Helene Hegemann hat eine ziemliche Achterbahnfahrt hinter sich. Als vor gut drei Jahren ihr Debütroman „Axolotl Roadkill“ erschien, wurde die damals 17-jährige Autorin als neues Wunderkind der Literaturszene bejubelt. Kurz darauf wurde sie nach Plagiatsvorwürfen erbarmungslos in die Schmuddelecke gestellt. Jetzt kommt ihr neuer Roman, betitelt „Jage zwei Tiger“, heraus – in mehrfacher Hinsicht eine Überraschung.

Nach den teilweise schwer verdaulichen Drogen- und Sex-Exzessen von Mifti in Berliner Technoclubs schickt Hegemann diesmal ihre Hauptfigur durch die Abgründe der seelenlosen Kunst- und Kulturschickeria. Anfangs nervt ihre seltsame Mischung aus Jugend-Slang und bemühtem Theoriesprech, aber zunehmend entwickelt die Geschichte Schwung und Spannung – als schreibe sich die Autorin frei von den eigenen allzu hohen Ansprüchen.

Es beginnt mit dem elfjährigen Kai, der bei einem Autounfall seine Mutter verliert und – nach einer Zwischenstation beim Wanderzirkus – bei seinem geschiedenen Vater landet. Der Kunsthändler und Frauenheld hat auf alles mehr Lust als auf elterliche Verantwortung, fügt sich aber widerwillig in sein Schicksal: „Ich kann dir nicht bei Mathehausaufgaben helfen, und ich werde dich auch nicht davon abhalten können, in vier Jahren oder weiß der Teufel wann Drogen zu nehmen.“

Daneben steht die 14-jährige Cecile, drogenabhängig, magersüchtig, ein Wrack. Ihre Eltern sind neu in ein 120-Zimmer-Anwesen in Hamburg eingezogen. Wenn die Mutter zum Essen ruft, muss sie der Tochter per SMS den Weg ins Speisezimmer beschreiben.

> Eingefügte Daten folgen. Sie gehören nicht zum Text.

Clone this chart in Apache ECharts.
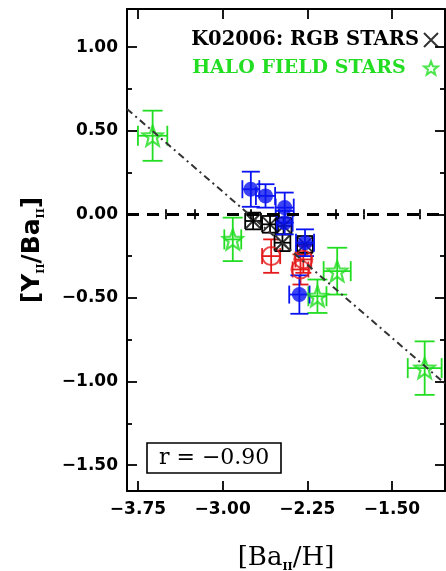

Die Gefühlskälte der Eltern

Cecile kann die Gefühlskälte ihrer Eltern nicht ertragen. Über eine schräge WG in Worms und einen Ausflug nach Venedig kreuzt sich ihr Weg erst mit Kais Vater, schließlich mit Kai selbst. Es ist eine kaputte und abgefahrene Welt, in der sich die beiden jungen Helden bewegen. Mit einem wilden Vergnügen an grotesker Übertreibung malt Hegemann die Hohlheit der Schönen und Reichen im Kunstbetrieb aus. Da ist die mittellose Alkoholikermutter, die mal 30 Millionen Euro auf dem Konto hatte, beim Charity-Event trifft sich die „Creme de la Creme der Scheiße“, und die Loverin des Vaters sieht aus wie eine „bourgeoise Nagelstudiobesitzerin, blond, dünn, ein bisschen mit Kunst zu tun und offenbar auf mehreren Edelgestüten aufgewachsen“.

Dahinter aber geht es vor allem um die Entwurzelung, die Kai und Cecile und die Kids um sie herum erleben – das Lebensgefühl einer Lost Generation, die in der hippen und exaltierten Welt der Eltern das Wichtigste nicht mehr bekommt: Zuwendung. „Ich will nach Hause“, sagt Kai einmal. „Ich meine nicht München oder die Wohnung oder das alles. Ich will nach Hause. Ich will einfach nur nach Hause.“

Die Vermutung, sie könne mit diesem wiederkehrenden Thema des Sich-Allein-Fühlens auch ihre eigene Geschichte verarbeiten, weist die Autorin zurück. Auch sie verlor früh ihre Mutter, mit 13 zog sie zu ihrem Vater, dem Berliner Theatermacher Carl Hegemann. Schon mit 15 brachte sie ihr erstes Stück auf die Bühne. „Von nichts, was ich schreibe, würde ich je behaupten, dass es knallharte Realität sei“, sagt die heute 21-Jährige im Gespräch.

Helene Hegemann: Jage zwei Tiger (Hanser, 320 Seiten, 19,90 Euro)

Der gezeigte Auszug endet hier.